Hmm, I just had a look and I'm pretty sure the error is because your data are lovely and clean, and all names are exactly matching the author (i.e. there are no exact matches without author).

We'll try to fix this bug ASAP but in the meantime (and for anyone else with this issue), here's the workaround: add a name that doesn't match. You could also match without the author string, but if you've got that data it's better to make use of it.

In your example, I added the dummy species "Artemisia vulgaris not L" and managed to match the rest of the names. In terms of dummy name generation, I think better to use a species name that exactly matches, but an author string that does not (could be left blank).

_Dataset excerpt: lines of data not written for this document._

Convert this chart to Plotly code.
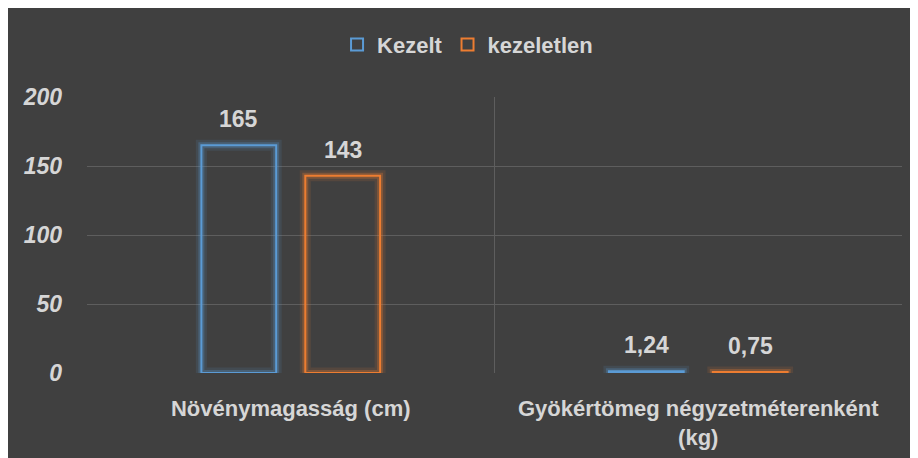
import plotly.graph_objects as go

categories = ["Növénymagasság (cm)", "Gyökértömeg négyzetméterenként<br>(kg)"]
series_names = ["Kezelt", "kezeletlen"]
kezelt = [165, 1.24]
kezeletlen = [143, 0.75]
kezelt_labels = ["165", "1,24"]
kezeletlen_labels = ["143", "0,75"]
y_ticks = [0, 50, 100, 150, 200]

colors = ["#5B9BD5", "#ED7D31"]
glow = [("rgba(91,155,213,0.12)", 11), ("rgba(91,155,213,0.28)", 6)]
glow_o = [("rgba(237,125,49,0.12)", 11), ("rgba(237,125,49,0.28)", 6)]

FONT = "Liberation Sans Narrow, Arial Narrow, Liberation Sans, Arial, sans-serif"
TXT = "#D6D6D6"
BG = "#404040"
GRID = "#5E5E5E"

fig = go.Figure()
series = [(series_names[0], kezelt, kezelt_labels, colors[0], glow, "a"),
          (series_names[1], kezeletlen, kezeletlen_labels, colors[1], glow_o, "b")]

for name, vals, labels, col, glows, og in series:
    for gcol, gw in glows:
        fig.add_trace(go.Bar(x=categories, y=vals, offsetgroup=og, showlegend=False,
                             marker=dict(color="rgba(0,0,0,0)", line=dict(color=gcol, width=gw)),
                             hoverinfo="skip"))
    fig.add_trace(go.Bar(x=categories, y=vals, name=name, offsetgroup=og,
                         marker=dict(color="rgba(0,0,0,0)", line=dict(color=col, width=2))))

# value labels
for name, vals, labels, col, glows, og in series:
    shift = -52 if og == "a" else 52
    for c, v, t in zip(categories, vals, labels):
        fig.add_annotation(x=c, y=v, text=t, showarrow=False, xshift=shift, yshift=11,
                           yanchor="bottom", font=dict(family=FONT, size=23, color=TXT, weight="bold"))

W, H = 910, 450
L, R, T, B = 79, 16, 89, 85

fig.update_layout(
    width=W, height=H,
    margin=dict(l=L, r=R, t=T, b=B),
    paper_bgcolor=BG, plot_bgcolor=BG,
    barmode="group", bargap=0.49, bargroupgap=0.28,
    font=dict(family=FONT, color=TXT, size=22, weight="bold"),
    legend=dict(orientation="h", xref="container", x=0.505, xanchor="center",
                yref="container", y=0.965, yanchor="top",
                font=dict(family=FONT, size=22, color=TXT, weight="bold"),
                bgcolor="rgba(0,0,0,0)"),
    showlegend=True,
)
fig.update_xaxes(type="category", tickson="boundaries", showgrid=True, gridcolor=GRID,
                 gridwidth=1, ticks="", ticklabelstandoff=20, showline=False, automargin=False,
                 tickfont=dict(family=FONT, size=22, color=TXT, weight="bold"))
fig.update_yaxes(range=[0, 200], tickvals=y_ticks, showgrid=True, gridcolor=GRID,
                 zeroline=False, ticks="", ticklabelstandoff=24, automargin=False,
                 tickfont=dict(family=FONT, size=23, color=TXT, style="italic", weight="bold"))

fig.write_html("out.html")
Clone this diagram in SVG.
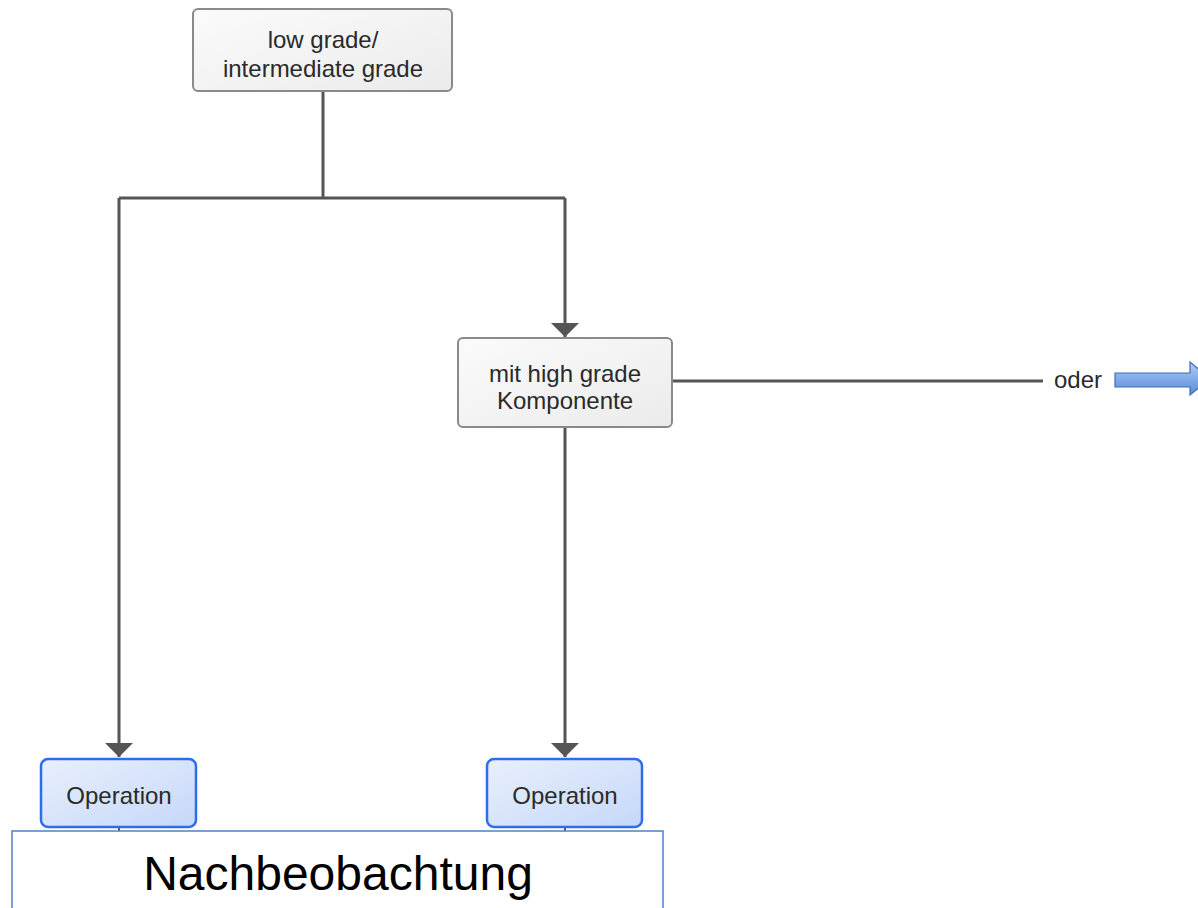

Thanks for catching this - please let me know if this workaround isn't working-around for you!

df <- data.frame(TaxonName = c("Artemisia vulgaris", "Artemisia vulgaris", "Salix sitchensis", "Elytrigia caespitosa", "Artemisia vulgaris", "Potentilla glandulosa", "Malus coronaria", "Dioscorea esculenta", "Brickellia veronicifolia"), 
                 Authority = c("not L", "L.", "Sanson ex Bong.", "(K.Koch) Nevski", "L.", "Lindl.", "(L.) Mill.", "(Lour.) Burkill", "(Kunth) A.Gray"), 
                 TaxonID = c(1, 35, 333, 124, 34, 303, 231, 112, 55))

wcvp.out <- wcvp_match_names(names_df = df, name_col = "TaxonName", author_col = "Authority", id_col = "TaxonID", fuzzy = F)
nlkinlock commented 1 year ago

Thanks very much for the quick response, Matilda. I've tried the workaround (specifically, changing the author string to be blank for a single dummy species), and it seems to be working.

Of course, the names I'm working with are often not so nice, but these situations do arise from time to time!